When she stepped through the main doors, the sky had darkened into an ominous charcoal gray. A freezing wind cut fiercely across the open school courtyard. All around her, students pulled on heavy coats, opened vibrant umbrellas, or called their private drivers.

Sakura checked her worn watch. 3:07 p.m.

Her afternoon shift at the coffee shop started at precisely 3:30. If she walked at a brisk, unbroken pace, she would make it just in time. If it started raining cats and dogs, she would still have to make it. She would be wet, maybe. She would be freezing cold, definitely. But she would be on time. She was always on time.

She stepped through the main school gates just as the very first cold raindrop struck her pale cheek. It was small, freezing, and a distinct warning of what was to come.

Behind her near the curb, high-end engines purred in the driveway. A row of luxury cars lined the street like polished, expensive beasts—black, silver, and pristine white. Their windows were tinted dark enough to completely hide the privileged people sitting comfortably inside.

Sakura kept her head down and kept walking, her shoes clicking against the pavement. A familiar, booming orange voice called out somewhere far behind her in the courtyard.

"Hey, Sasuke! Wait up!"

She didn't look back to see if he did.

The rain began to fall much harder now, turning into thin needles that stung against her exposed skin. Her school uniform jacket rapidly darkened at the shoulders as it absorbed the water. Her pink hair flattened, clinging to her damp cheeks. Her shoes struck the wet pavement with soft, tired, repetitive sounds.

Every single step she took carried her farther away from the clean, warm school building and closer to the heavy smell of roasted coffee beans, steamed milk, sticky counters, and hours of aching feet.

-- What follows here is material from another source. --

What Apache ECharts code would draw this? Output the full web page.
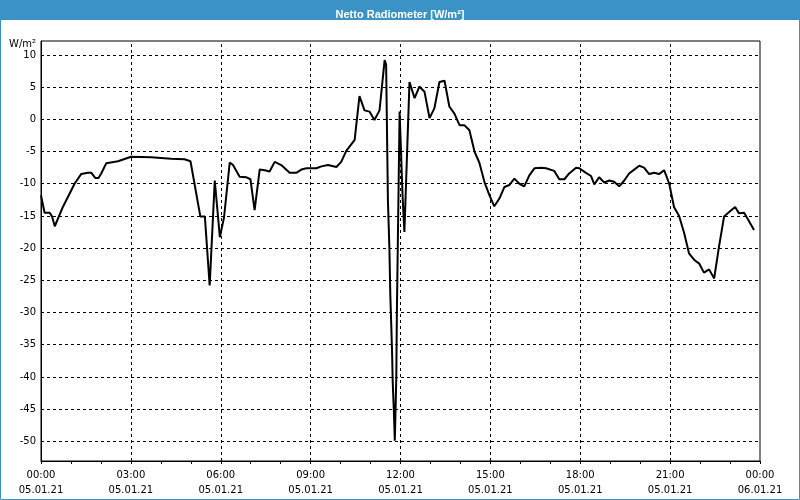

An afternoon shift. Then another night shift. Then home to the empty apartment. Then a few hours of sleep. Then the alarm. Then repeat.

Sakura hugged her torn bag tightly against her chest, using her own body to protect her school notebooks from the encroaching rain. Her stomach cramped painfully again from the emptiness, and her headache throbbed behind her eyes. Her entire physical body was begging her to just stop walking.

She didn't stop.

Stopping was a luxury meant for people who actually had a safe, warm place waiting to receive them. Sakura Haruno only had places she absolutely needed to be.

So she quickened her pace, stepping out into the pouring rain, into the gray city, and into the rest of a long day that had barely even begun.